- Geduk
- Coordinates: 35°50′00″N 52°48′00″E﻿ / ﻿35.83333°N 52.80000°E
- Country: Iran
- Province: Tehran
- County: Firuzkuh
- Bakhsh: Central
- Rural District: Poshtkuh
- Elevation: 2,225 m (7,300 ft)

Population (2016)
- • Total: 56
- Time zone: UTC+3:30 (IRST)

= Geduk =

Geduk (گدوك, also Romanized as Gedūk) is a village in Poshtkuh Rural District, in the Central District of Firuzkuh County, Tehran Province, Iran.

==Geography==
Gaduk is on the border between Tehran and Mazandaran provinces, near Road 79. The Trans-Iranian Railway also passes through Gaduk and has a train station south of the village.

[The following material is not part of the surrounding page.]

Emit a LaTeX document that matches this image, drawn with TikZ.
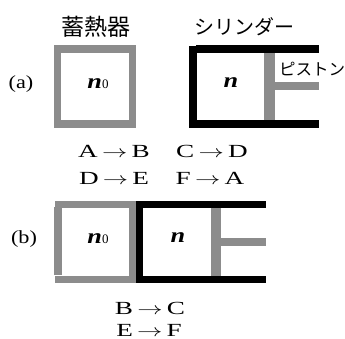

Gaduk has a highland climate, with cold and freezing winters, but mild summers. It has the highest altitude and snowfall among all villages on Firuzkuh road. It's also known for its local Doogh and Aush.

==Demographics==
At the time of the 2006 National Census, the village's population was 133 in 37 households. The following census in 2011 counted 40 people in 17 households. The 2016 census measured the population of the village as 56 people in 25 households.